What the task requires >> Line by line, repeat the data below exactly, beginning at the first line and ending at the line with "New Roman, Liberation". Omit pictures.

***** Data rows *****

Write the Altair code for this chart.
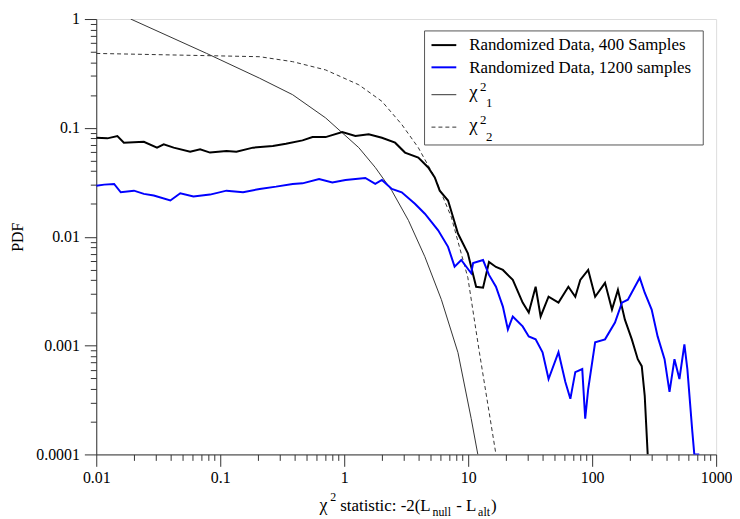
import altair as alt
import pandas as pd

FONT = "Times New Roman, Liberation Serif, serif"

# ---- data ----
black_x = [0.01, 0.0123, 0.0148, 0.0167, 0.0242, 0.0309, 0.035, 0.0421, 0.0572, 0.0688,
           0.0827, 0.1123, 0.135, 0.1837, 0.2655, 0.339, 0.461, 0.555, 0.708, 0.964,
           1.231, 1.576, 2.014, 2.573, 3.093, 3.959, 4.76, 5.375, 5.894, 6.88,
           7.545, 8.27, 9.94, 10.57, 11.59, 13.18, 14.72, 16.75, 19.05, 22.9,
           27.5, 30.8, 35.0, 38.4, 44.5, 53.5, 64.3, 73.1, 80.2, 92.9,
           105.7, 127, 144.5, 161.4, 183.7, 208.9, 233.3, 251.2, 265.5, 280.5]
black_y = [0.0811, 0.0801, 0.0841, 0.0731, 0.0746, 0.0658, 0.0707, 0.0658, 0.0605, 0.0636,
           0.0593, 0.0614, 0.0605, 0.0658, 0.0682, 0.0716, 0.0768, 0.0823, 0.0823, 0.0915,
           0.0841, 0.0872, 0.0811, 0.0731, 0.0593, 0.0534, 0.0433, 0.0351, 0.0265, 0.0215,
           0.01515, 0.0107, 0.00703, 0.00531, 0.00347, 0.0034, 0.00586, 0.00527, 0.00495, 0.00401,
           0.00248, 0.00201, 0.00347, 0.00185, 0.00281, 0.00248, 0.00347, 0.00281, 0.00401, 0.00495,
           0.00281, 0.00377, 0.00214, 0.00325, 0.00173, 0.00114, 0.00075, 0.000647, 0.000345, 0.0001]

blue_x = [0.01, 0.01159, 0.01393, 0.01576, 0.02014, 0.0242, 0.0291, 0.0396, 0.0476, 0.0608,
          0.0827, 0.1123, 0.1528, 0.2078, 0.2821, 0.3837, 0.461, 0.627, 0.802, 1.024,
          1.48, 1.78, 2.014, 2.421, 2.911, 3.719, 4.472, 5.723, 6.88, 7.77,
          8.79, 10.57, 10.96, 13.18, 14.72, 16.75, 19.05, 20.9, 22.9, 27.5,
          30.8, 35.0, 39.8, 44.5, 53.5, 60.8, 66.7, 73.1, 83.2, 87.9,
          92.9, 105.7, 127, 152.8, 173.8, 194.1, 242.1, 265.5, 302, 337.3,
          383.7, 420.7, 461.3, 505.8, 554.6, 586.1, 642.7, 666.8, 731.1]
blue_y = [0.02945, 0.0301, 0.03053, 0.0256, 0.0265, 0.02474, 0.02388, 0.0215, 0.02506, 0.02339,
          0.02438, 0.0265, 0.0256, 0.02749, 0.02885, 0.03053, 0.03092, 0.03392, 0.03157, 0.03321,
          0.03463, 0.03053, 0.03321, 0.02749, 0.0256, 0.02007, 0.01627, 0.01146, 0.00807, 0.00531,
          0.00611, 0.00462, 0.00573, 0.00611, 0.00446, 0.00347, 0.00228, 0.001406, 0.00185, 0.0015,
          0.001214, 0.00114, 0.000868, 0.000493, 0.000868, 0.000463, 0.000324, 0.00057, 0.000608, 0.000213,
          0.000399, 0.00107, 0.00114, 0.00163, 0.00248, 0.00264, 0.00419, 0.00306, 0.00214, 0.001214,
          0.00075, 0.000375, 0.00075, 0.000493, 0.001027, 0.000608, 0.000162, 0.0001, 0.0001]

chi1_x = [0.01895, 0.0777, 0.2078, 0.3837, 0.708, 0.964, 1.311, 1.78, 2.421, 3.294,
          4.472, 6.081, 8.27, 10.57, 11.96]
chi1_y = [1.0, 0.483, 0.2858, 0.2017, 0.1235, 0.0901, 0.0658, 0.0433, 0.0265, 0.01414,
          0.00655, 0.00264, 0.000862, 0.000214, 0.0001]

chi2_x = [0.01, 0.2078, 0.3837, 0.708, 1.311, 2.014, 2.911, 3.959, 5.375, 7.31,
          9.94, 12.31, 16.75]
chi2_y = [0.483, 0.4506, 0.4058, 0.3408, 0.2488, 0.1753, 0.1075, 0.0658, 0.0351, 0.01515,
          0.0042, 0.000868, 0.0001]

x_decades = [0.01, 0.1, 1, 10, 100, 1000]
y_decades = [0.0001, 0.001, 0.01, 0.1, 1]
x_ticks = [d * m for d in x_decades[:-1] for m in range(1, 10)] + [x_decades[-1]]
y_ticks = [d * m for d in y_decades[:-1] for m in range(1, 10)] + [y_decades[-1]]

legend_labels = ["Randomized Data, 400 Samples", "Randomized Data, 1200 samples"]

W, H = 625, 439

IS_DEC = "abs(log(datum.value)/LN10 - round(log(datum.value)/LN10)) < 0.001"

def axis_common(values):
    return dict(
        values=values, grid=False, labelFont=FONT, labelFontSize=16, labelColor="black",
        domainColor="#333", tickColor="#333", labelOverlap=False, labelFlush=False,
        labelBound=False, title=None,
        tickSize={"condition": {"test": IS_DEC, "value": 12}, "value": 6},
        labelExpr=IS_DEC + " ? toString(datum.value) : ''",
    )

x_enc = alt.X("x:Q", scale=alt.Scale(type="log", domain=[0.01, 1000], nice=False),
              axis=alt.Axis(labelPadding=3, **axis_common(x_ticks)))
y_ax = axis_common(y_ticks)
y_ax.pop("title")
y_enc = alt.Y("y:Q", scale=alt.Scale(type="log", domain=[0.0001, 1], nice=False),
              axis=alt.Axis(labelPadding=5, title="PDF", titleFont=FONT, titleFontSize=16,
                            titleFontWeight="normal", titleColor="black", titlePadding=10, **y_ax))


def series(xs, ys, color, width, dash=None):
    df = pd.DataFrame({"x": xs, "y": ys, "i": list(range(len(xs)))})
    kw = dict(color=color, strokeWidth=width, clip=True)
    if dash:
        kw["strokeDash"] = dash
    return alt.Chart(df).mark_line(**kw).encode(x=x_enc, y=y_enc, order="i:Q")


def txt(s, x, y, size=17, align="left", baseline="alphabetic"):
    return alt.Chart(alt.Data(values=[{}])).mark_text(
        text=s, font=FONT, fontSize=size, align=align, baseline=baseline, color="black"
    ).encode(x=alt.value(x), y=alt.value(y))


def rule(x1, x2, y, color, width, dash=None):
    kw = dict(color=color, strokeWidth=width)
    if dash:
        kw["strokeDash"] = dash
    return alt.Chart(alt.Data(values=[{}])).mark_rule(**kw).encode(
        x=alt.value(x1), x2=alt.value(x2), y=alt.value(y))


layers = [
    series(chi2_x, chi2_y, "#333", 1, [4, 3]),
    series(chi1_x, chi1_y, "#333", 1),
    series(black_x, black_y, "black", 2),
    series(blue_x, blue_y, "#0000ff", 2),
]

# legend box
box = alt.Chart(alt.Data(values=[{}])).mark_rect(fill="white", stroke="#555", strokeWidth=1).encode(
    x=alt.value(331), x2=alt.value(612), y=alt.value(12), y2=alt.value(127))
layers += [
    box,
    rule(338, 363, 26.3, "black", 2), txt(legend_labels[0], 376, 31.3),
    rule(338, 363, 48.7, "#0000ff", 2), txt(legend_labels[1], 376, 54),
    rule(338, 363, 76.3, "#333", 1), txt("χ", 376, 80, 19), txt("2", 387, 73, 13), txt("1", 393, 89, 13),
    rule(338, 363, 109, "#333", 1, [4, 3]), txt("χ", 376, 113, 19), txt("2", 387, 106, 13), txt("2", 393, 123, 13),
]

# x axis title pieces
layers += [
    txt("χ", 225, 496, 18),
    txt("2", 236, 486, 12),
    txt("statistic:  -2(L", 246, 496, 17),
    txt("null", 339, 501, 12),
    txt("- L", 363, 496, 17),
    txt("alt", 385, 501, 12),
    txt(")", 398, 496, 17),
]

chart = alt.layer(*layers).properties(
    width=W, height=H,
    padding={"left": 89, "top": 9, "right": 16, "bottom": 62},
    autosize=alt.AutoSizeParams(type="none"),
).configure_view(stroke="#333", strokeWidth=1).configure(background="white")

chart.save("out.html", embed_options={"renderer": "svg", "actions": False})
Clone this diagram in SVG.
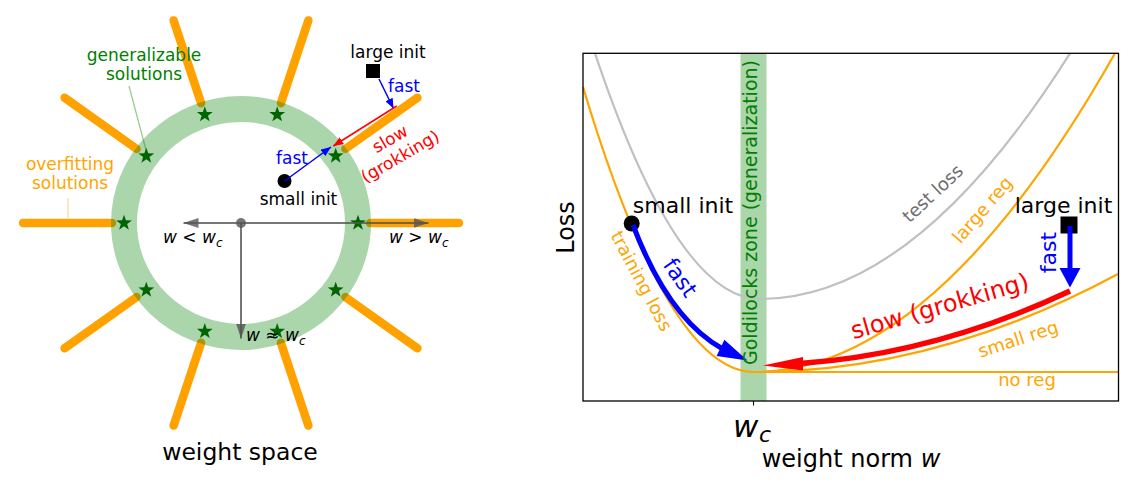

*****

Full answer >>
Write the Altair code for this chart.
import altair as alt
import pandas as pd

FONT = "Times New Roman, Liberation Serif, serif"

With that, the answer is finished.